Saturday afternoon (Nov. 16) at Supercomputing 2019, Intel launched a new programming model called oneAPI. Intel describes the necessity of tightly coupling middleware and frameworks directly to specific hardware as one of the largest pain points of AI/Machine Learning development. The oneAPI model is intended to abstract that tight coupling away, allowing developers to focus on their actual project and re-use the same code when the underlying hardware changes.
This sort of "write once, run anywhere" mantra is reminiscent of Sun's early pitches for the Java language. However, Bill Savage, general manager of compute performance for Intel, told Ars that's not an accurate characterization. Although each approach addresses the same basic problem—tight coupling to machine hardware making developers' lives more difficult and getting in the way of code re-use—the approaches are very different.
When a developer writes Java code, the source is compiled to bytecode, and a Java Virtual Machine tailored to the local hardware executes that bytecode. Although many optimizations have improved Java's performance in the 20+ years since it was introduced, it's still significantly slower than C++ code in most applications—typically, anywhere from half to one-tenth as fast. By contrast, oneAPI is intended to produce direct object code with no or negligible performance penalties.
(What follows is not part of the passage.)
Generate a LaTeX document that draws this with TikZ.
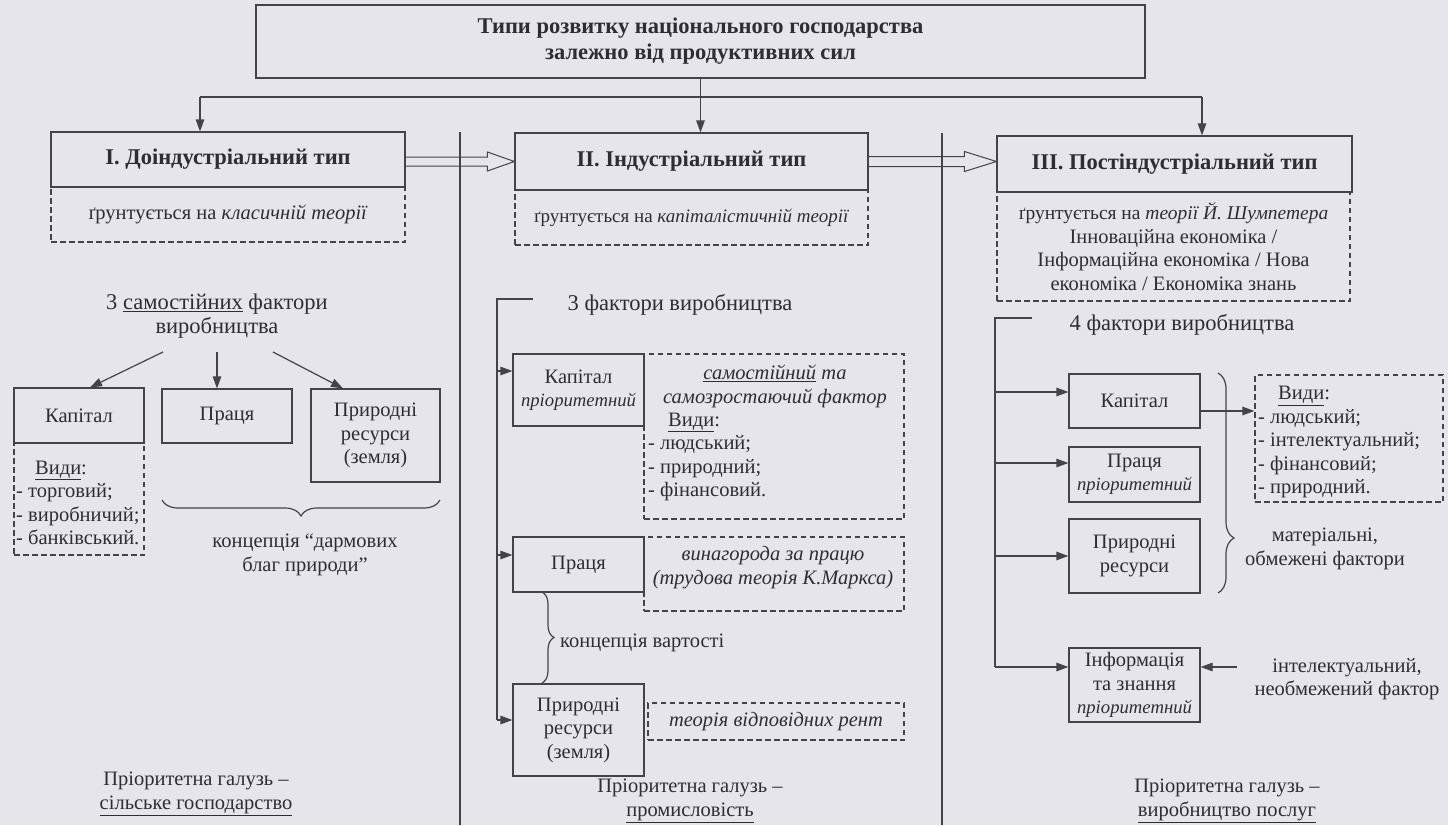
\documentclass[tikz,border=0pt]{standalone}
\usepackage{fontspec}
\setmainfont{Liberation Serif}
\usetikzlibrary{arrows.meta,calc,decorations.pathreplacing}
\definecolor{bgcol}{RGB}{230,230,234}
\definecolor{lncol}{RGB}{68,68,72}
\definecolor{txtcol}{RGB}{45,45,50}
\newcommand\prio{{\fontsize{18.7}{23.5}\selectfont\itshape пріоритетний}}
\begin{document}
\fontsize{20.5}{23.5}\selectfont
\begin{tikzpicture}[x=1pt,y=-1pt, text=txtcol,
  box/.style={draw=lncol, line width=1.2pt, inner sep=0pt, align=center},
  dbox/.style={box, dash pattern=on 5.5pt off 3.5pt},
  arr/.style={draw=lncol, line width=1.2pt, -{Triangle[length=12pt,width=8.5pt]}},
  plain/.style={draw=lncol, line width=1.2pt},
  lbl/.style={inner sep=0pt, align=center},
  lst/.style={inner sep=0pt, align=left, anchor=west},
  btitle/.style={font=\fontsize{22.5}{26}\selectfont\bfseries},
  head/.style={lbl, font=\fontsize{22.5}{23.5}\selectfont},
  brc/.style={plain, decorate, decoration={brace, amplitude=#1}}
]
\fill[bgcol] (0,0) rectangle (1448,825);
\useasboundingbox (0,0) rectangle (1448,825);

% separators
\coordinate (s1t) at (460,132); \coordinate (s1b) at (460,825);
\coordinate (s2t) at (942,133); \coordinate (s2b) at (942,825);
\draw[plain] (s1t) -- (s1b);
\draw[plain] (s2t) -- (s2b);

% title and type boxes
\node[box, minimum width=889, minimum height=73, btitle] (title) at (700.5,41.5) {Типи розвитку національного господарства\\залежно від продуктивних сил};

\node[dbox, minimum width=354, minimum height=55] (d1) at (228,214.5) {ґрунтується на \textit{класичній теорії}};
\node[box, minimum width=354, minimum height=55, btitle] (t1) at (228,159.5) {І. Доіндустріальний тип};
\node[dbox, minimum width=353, minimum height=55, font=\fontsize{19}{23.5}\selectfont] (d2) at (691.5,217.5) {ґрунтується на \textit{капіталістичній теорії}};
\node[box, minimum width=353, minimum height=57, btitle] (t2) at (691.5,161.5) {ІІ. Індустріальний тип};
\node[dbox, minimum width=353, minimum height=109] (d3) at (1173.5,246.5) {{\fontsize{19.5}{23.5}\selectfont ґрунтується на \textit{теорії Й. Шумпетера}}\\Інноваційна економіка /\\Інформаційна економіка / Нова\\економіка / Економіка знань};
\node[box, minimum width=355, minimum height=56, btitle] (t3) at (1174.5,164) {ІІІ. Постіндустріальний тип};

\coordinate (hl) at (200,97); \coordinate (hr) at (1202,97);
\draw[plain] (hl) -- (hr);
\draw[arr] (hl) -- (hl |- t1.north);
\draw[arr] (title.south) -- (title.south |- t2.north);
\draw[arr] (hr) -- (hr |- t3.north);

% hollow arrows
\draw[plain, line width=1pt] ($(t1.east|-t2.west)+(0,-4.5)$) -- ($(t2.west)+(-27,-4.5)$) -- ($(t2.west)+(-27,-9.5)$) -- (t2.west) -- ($(t2.west)+(-27,9.5)$) -- ($(t2.west)+(-27,4.5)$) -- ($(t1.east|-t2.west)+(0,4.5)$);
\draw[plain, line width=1pt] ($(t2.east)+(0,-5)$) -- ($(t3.west|-t2.east)+(-32,-5)$) -- ($(t3.west|-t2.east)+(-32,-10)$) -- (t3.west|-t2.east) -- ($(t3.west|-t2.east)+(-32,10)$) -- ($(t3.west|-t2.east)+(-32,5)$) -- ($(t2.east)+(0,5)$);

% ---------- left column
\node[head] (f1) at (217,316) {3 \underline{самостійних} фактори\\виробництва};
\node[dbox, minimum width=130, minimum height=112] (c1d) at (79,499) {};
\node[box, minimum width=130, minimum height=55] (c1) at (79,415.5) {Капітал};
\node[lst] (c1l) at (16,503) {\hspace*{19pt}\underline{Види}:\\- торговий;\\- виробничий;\\- банківський.};
\node[box, minimum width=130, minimum height=54] (p1) at (227,416) {Праця};
\node[box, minimum width=129, minimum height=93] (n1) at (375.5,435.5) {Природні\\ресурси\\(земля)};
\coordinate (a1) at (163,352); \coordinate (a2) at (217,352); \coordinate (a3) at (273,352);
\draw[arr] (a1) -- ($(c1.north)+(11,0)$);
\draw[arr] (a2) -- (a2 |- p1.north);
\draw[arr] (a3) -- ($(n1.north)+(-32.5,0)$);
\coordinate (b1a) at (440,500); \coordinate (b1b) at (162,500);
\draw[brc=16pt] (b1a) -- (b1b);
\node[lbl] (k1) at (305,555) {концепція “дармових\\благ природи”};
\node[lbl] (g1) at (196,794) {Пріоритетна галузь~–\\\underline{сільське господарство}};

% ---------- middle column
\node[head] (f2) at (680,305) {3 фактори виробництва};
\node[dbox, minimum width=260, minimum height=165] (c2d) at (774,436.5) {};
\node[box, minimum width=131, minimum height=72] (c2) at (578.5,390) {Капітал\\\prio};
\node[lbl, font=\itshape] (c2t) at (775,386.5) {\underline{самостійний} та\\самозростаючий фактор};
\node[lst] (c2l) at (648,457) {\hspace*{20pt}\upshape\underline{Види}:\\- людський;\\- природний;\\- фінансовий.};
\node[dbox, minimum width=260, minimum height=74] (p2d) at (774,574) {};
\node[box, minimum width=131, minimum height=55] (p2) at (578.5,564.5) {Праця};
\node[lbl, font=\itshape] (p2t) at (773,567.5) {винагорода за працю\\(трудова теорія К.Маркса)};
\node[box, minimum width=131, minimum height=92] (n2) at (578.5,730) {Природні\\ресурси\\(земля)};
\node[dbox, minimum width=256, minimum height=37, font=\itshape] (n2d) at (776,721.5) {теорія відповідних рент};
\coordinate (m2a) at (533,299); \coordinate (m2b) at (497,299);
\draw[plain] (m2a) -- (m2b) -- ($(m2b|-n2.west)+(0,-10)$);
\draw[arr] ($(m2b|-c2.west)+(0,-19)$) -- ($(c2.west)+(0,-19)$);
\draw[arr] ($(m2b|-p2.west)+(0,-9.5)$) -- ($(p2.west)+(0,-9.5)$);
\draw[arr] ($(m2b|-n2.west)+(0,-10)$) -- ($(n2.west)+(0,-10)$);
\coordinate (b2a) at (542,592); \coordinate (b2b) at (542,683);
\draw[brc=12pt] (b2a) -- (b2b);
\node[lbl, anchor=west] (kv) at (560,643) {концепція вартості};
\node[lbl] (g2) at (690,801) {Пріоритетна галузь~–\\\underline{промисловість}};

% ---------- right column
\node[head] (f3) at (1182,325) {4 фактори виробництва};
\node[box, minimum width=131, minimum height=54] (c3) at (1134.5,401) {Капітал};
\node[box, minimum width=131, minimum height=55] (p3) at (1134.5,474.5) {Праця\\\prio};
\node[box, minimum width=131, minimum height=74] (n3) at (1134.5,556) {Природні\\ресурси};
\node[box, minimum width=131, minimum height=74] (i3) at (1134.5,685) {Інформація\\та знання\\\prio};
\coordinate (m3a) at (1032,318); \coordinate (m3b) at (995,318);
\draw[plain] (m3a) -- (m3b) -- ($(m3b|-i3.west)+(0,-18)$);
\draw[arr] ($(m3b|-c3.west)+(0,-9)$) -- ($(c3.west)+(0,-9)$);
\draw[arr] ($(m3b|-p3.west)+(0,-11.5)$) -- ($(p3.west)+(0,-11.5)$);
\draw[arr] (m3b|-n3.west) -- (n3.west);
\draw[arr] ($(m3b|-i3.west)+(0,-18)$) -- ($(i3.west)+(0,-18)$);
\coordinate (b3a) at (1218,373); \coordinate (b3b) at (1218,593);
\draw[plain, decorate, decoration={brace, amplitude=16pt, aspect=0.75}] (b3a) -- (b3b);
\node[dbox, minimum width=188, minimum height=127] (v3) at (1349,438.5) {};
\node[lst] (v3l) at (1258,442) {\hspace*{20pt}\underline{Види}:\\- людський;\\- інтелектуальний;\\- фінансовий;\\- природний.};
\draw[arr] ($(c3.east)+(0,10)$) -- ($(v3.west|-c3.east)+(0,10)$);
\node[lbl] (mt3) at (1325,549) {матеріальні,\\обмежені фактори};
\node[lbl] (it3) at (1347,679) {інтелектуальний,\\необмежений фактор};
\coordinate (ia) at (1237,667);
\draw[arr] (ia) -- (ia -| i3.east);
\node[lbl] (g3) at (1227,801) {Пріоритетна галузь~–\\\underline{виробництво послуг}};
\end{tikzpicture}
\end{document}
When we questioned Savage about oneAPI's design and performance expectations, he distanced it firmly from Java, pointing out that there is no bytecode involved. Instead, oneAPI is a set of libraries that tie hardware-agnostic API calls directly to heavily optimized, low-level code that drives the actual hardware available in the local environment. So instead of "Java for Artificial Intelligence," the high-level takeaway is more along the lines of "OpenGL/DirectX for Artificial Intelligence."
For even higher-performance coding inside tight loops, oneAPI also introduces a new language variant called "Data Parallel C++" allowing even very low-level optimized code to target multiple architectures. Data Parallel C++ leverages and extends SYCL, a "single source" abstraction layer for OpenCL programming.
In its current version, a oneAPI developer still needs to target the basic hardware type he or she is coding for—for example, CPUs, GPUs, or FPGAs. Beyond that basic targeting, oneAPI keeps the code optimized for any supported hardware variant. This would, for example, allow users of a oneAPI-developed project to run the same code on either Nvidia's Tesla v100 or Intel's own newly released Ponte Vecchio GPU.